Effect of compression on the molecular shape of polymer mushrooms with variable stiffness

Abstract

Under confinement, the average shape of a polymer chain is modified in interesting ways. In this work, we discuss how confinement affects the mean geometrical properties of wormlike polymers with variable flexibility and monomer–monomer interaction. Here, we consider a polymer mushroom, i.e., a single chain that is permanently anchored to a flat surface by an end point. Compression is introduced by confining the chains inside an infinite slab with parallel hard walls. Regarding polymer shape, we focus on two large-scale geometrical properties that are not correlated a priori: the chain’s size and its entanglement complexity.
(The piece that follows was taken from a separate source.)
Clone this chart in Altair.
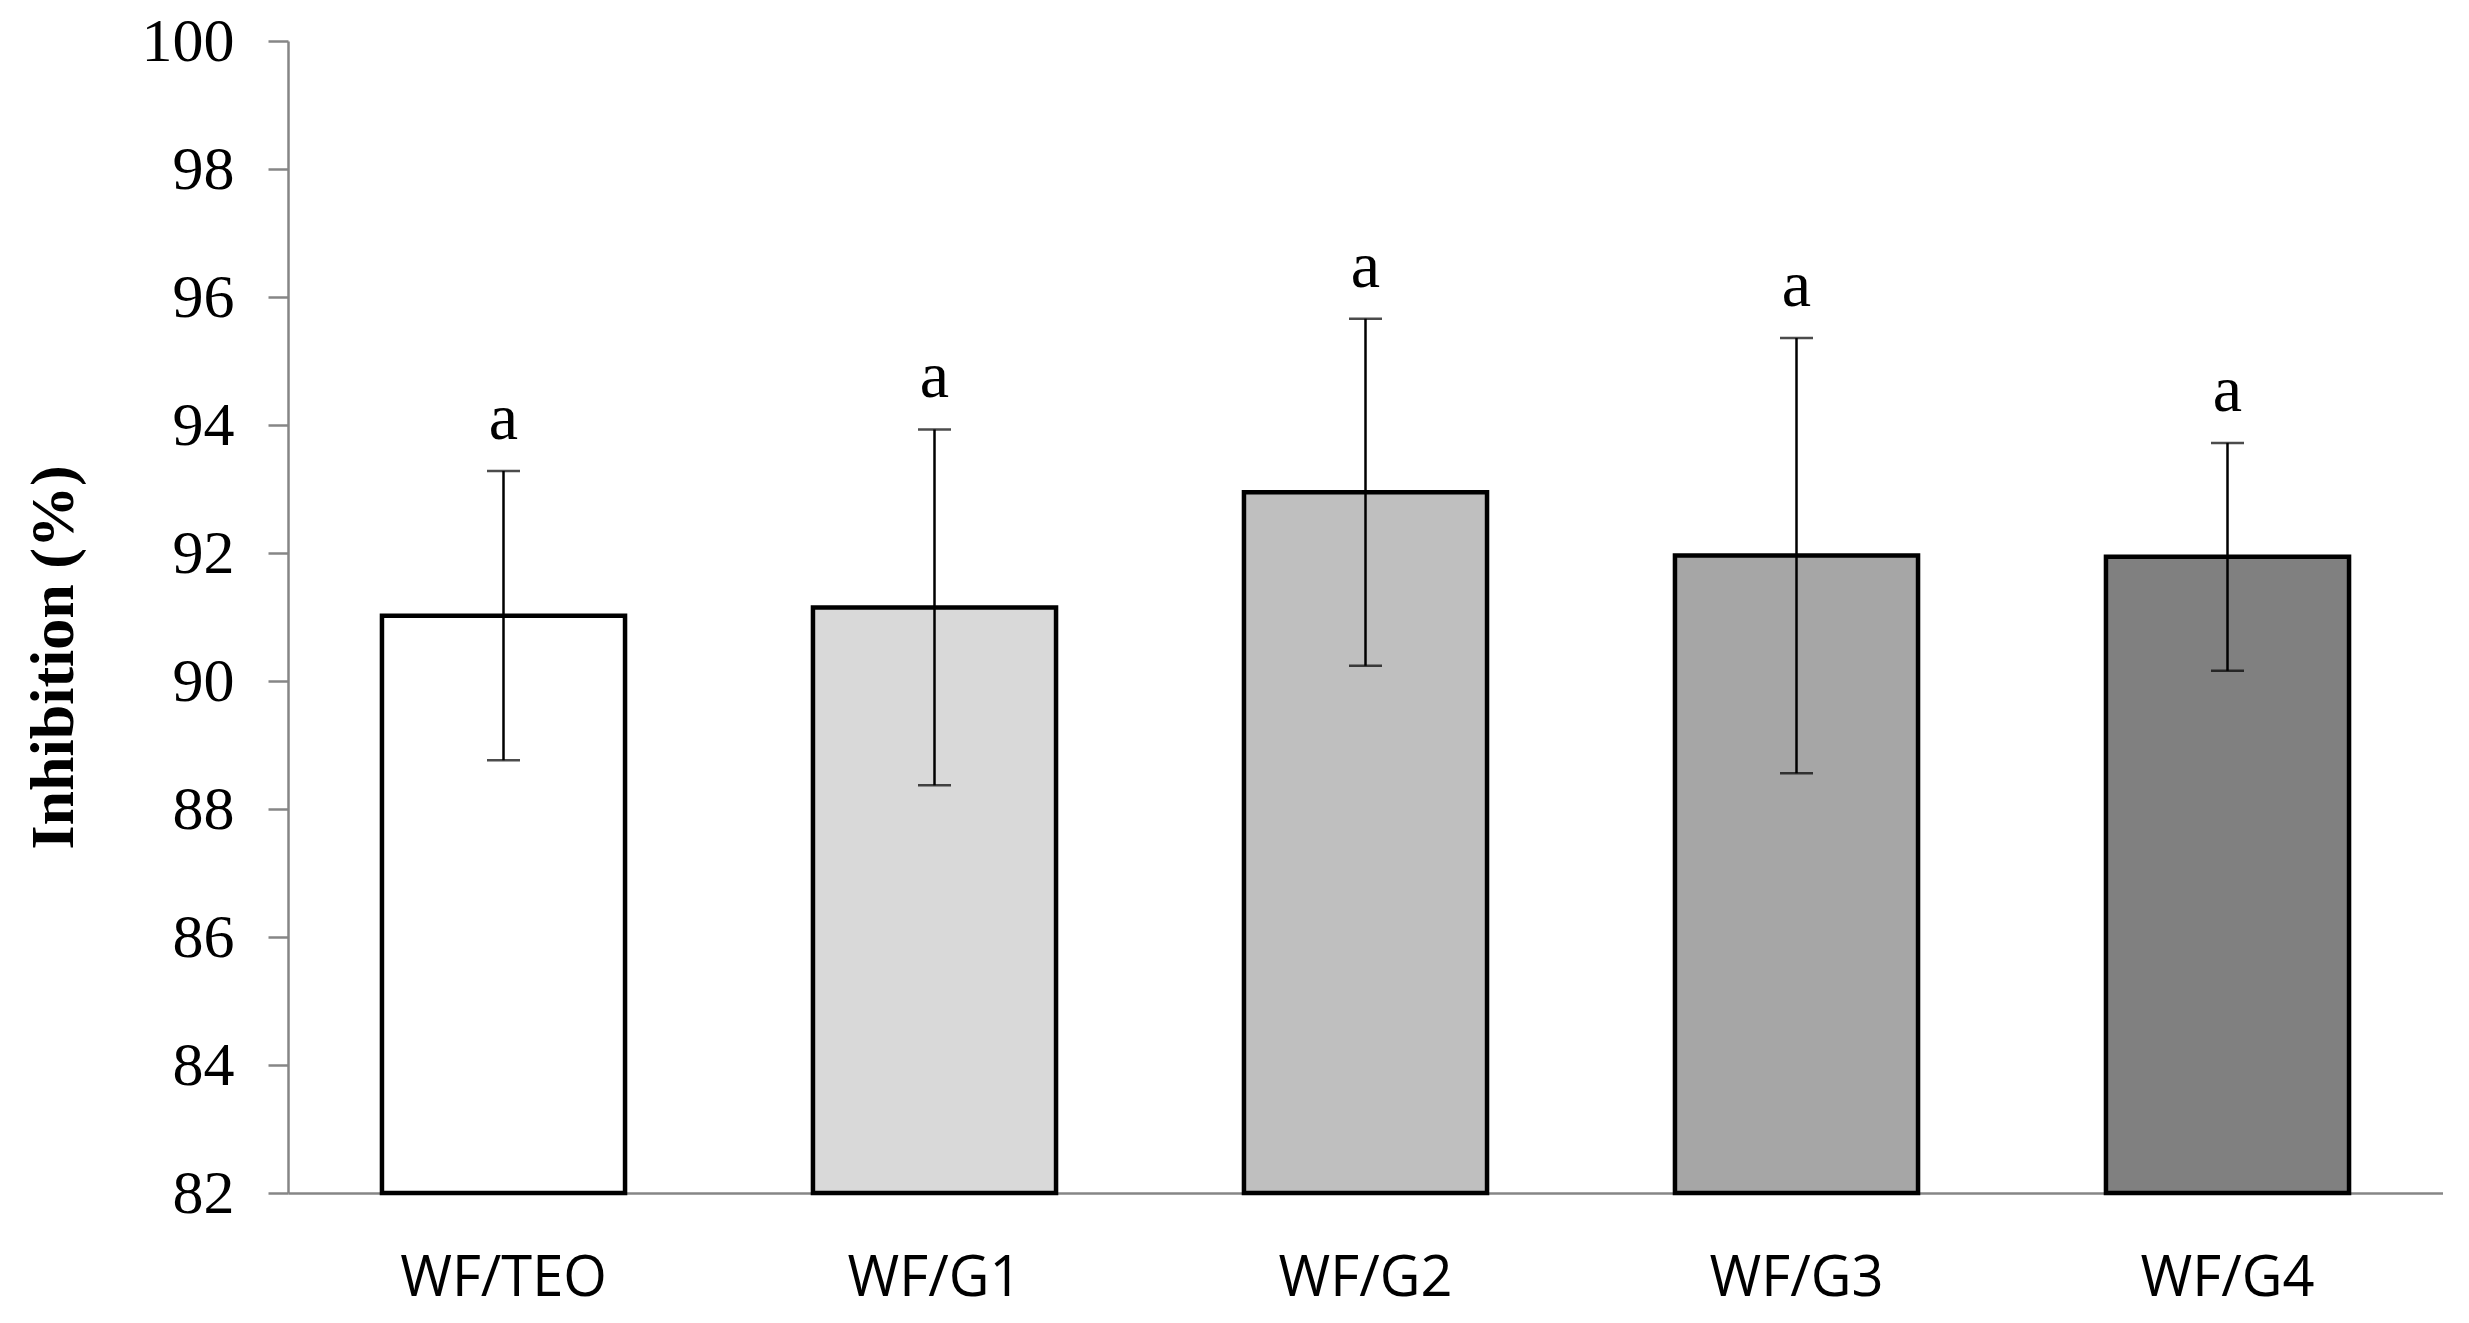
import altair as alt
import pandas as pd

categories = ["WF/TEO", "WF/G1", "WF/G2", "WF/G3", "WF/G4"]
means = [91.02, 91.15, 92.95, 91.96, 91.94]
errors = [2.26, 2.78, 2.71, 3.40, 1.78]
letters = ["a", "a", "a", "a", "a"]
fills = ["#ffffff", "#d9d9d9", "#bfbfbf", "#a6a6a6", "#808080"]
y_ticks = [82, 84, 86, 88, 90, 92, 94, 96, 98, 100]

df = pd.DataFrame({
    "cat": categories,
    "mean": means,
    "lower": [m - e for m, e in zip(means, errors)],
    "upper": [m + e for m, e in zip(means, errors)],
    "letter": letters,
})

W, H = 2155, 1152

x = alt.X(
    "cat:N",
    sort=categories,
    scale=alt.Scale(paddingInner=0.436, paddingOuter=0.218),
    axis=alt.Axis(
        title=None, labelAngle=0, ticks=False, domainColor="#868686", domainWidth=2.5,
        labelFont="Open Sans", labelFontSize=56, labelColor="#000000",
        labelPadding=58, labelBaseline="top", labelLimit=0,
    ),
)

yscale = alt.Scale(domain=[82, 100], nice=False, zero=False)

base = alt.Chart(df)

bars = base.mark_bar(stroke="#000000", strokeWidth=4.5).encode(
    x=x,
    y=alt.Y(
        "mean:Q",
        scale=yscale,
        axis=alt.Axis(
            values=y_ticks, format="d", grid=False,
            domainColor="#868686", domainWidth=2.5,
            tickColor="#868686", tickWidth=2.5, tickSize=20,
            labelFont="Liberation Serif", labelFontSize=62, labelColor="#000000",
            labelPadding=34,
            title="Inhibition (%)", titleFont="Liberation Serif", titleFontSize=62,
            titleFontWeight="bold", titleColor="#000000", titleAngle=-90,
            titleX=-216, titleY=616, titleAlign="center", titleBaseline="alphabetic",
        ),
    ),
    y2=alt.datum(82),
    fill=alt.Fill("cat:N", sort=categories,
                  scale=alt.Scale(domain=categories, range=fills), legend=None),
)

rules = base.mark_rule(color="#000000", strokeWidth=2.5).encode(
    x=alt.X("cat:N", sort=categories),
    y=alt.Y("lower:Q", scale=yscale),
    y2="upper:Q",
)

caps_hi = base.mark_tick(color="#000000", thickness=2.5, size=33).encode(
    x=alt.X("cat:N", sort=categories),
    y=alt.Y("upper:Q", scale=yscale),
)
caps_lo = base.mark_tick(color="#000000", thickness=2.5, size=33).encode(
    x=alt.X("cat:N", sort=categories),
    y=alt.Y("lower:Q", scale=yscale),
)

labels = base.mark_text(
    font="Liberation Serif", fontSize=66, color="#000000",
    baseline="alphabetic", dy=-32,
).encode(
    x=alt.X("cat:N", sort=categories),
    y=alt.Y("upper:Q", scale=yscale),
    text="letter:N",
)

chart = alt.layer(bars, rules, caps_hi, caps_lo, labels).properties(
    width=W, height=H,
    autosize=alt.AutoSizeParams(type="none"),
    padding={"left": 280, "top": 33, "right": 0, "bottom": 122},
    background="#ffffff",
).configure_view(strokeWidth=0)

chart.save("out.html", embed_options={"renderer": "svg", "actions": False})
Using Monte Carlo simulations, we have analyzed the behavior of these two properties under confinement for a range of potential energy functions. A recurrent pattern of shape transitions emerges, as indicated by changes in the correlation between mean size and entanglements. Our results show that, whereas a flexible polymer with strong self-attraction sustains high compression without deforming, polymers that are either too rigid or too weakly self-attracting are “flattened” by slight compression. Furthermore, we find a general relation between molecular size and entanglements that is valid over a range of polymer models and levels of confinement. We conclude that chain stiffness influences less the compressive behavior of a polymer than chain self-interactions.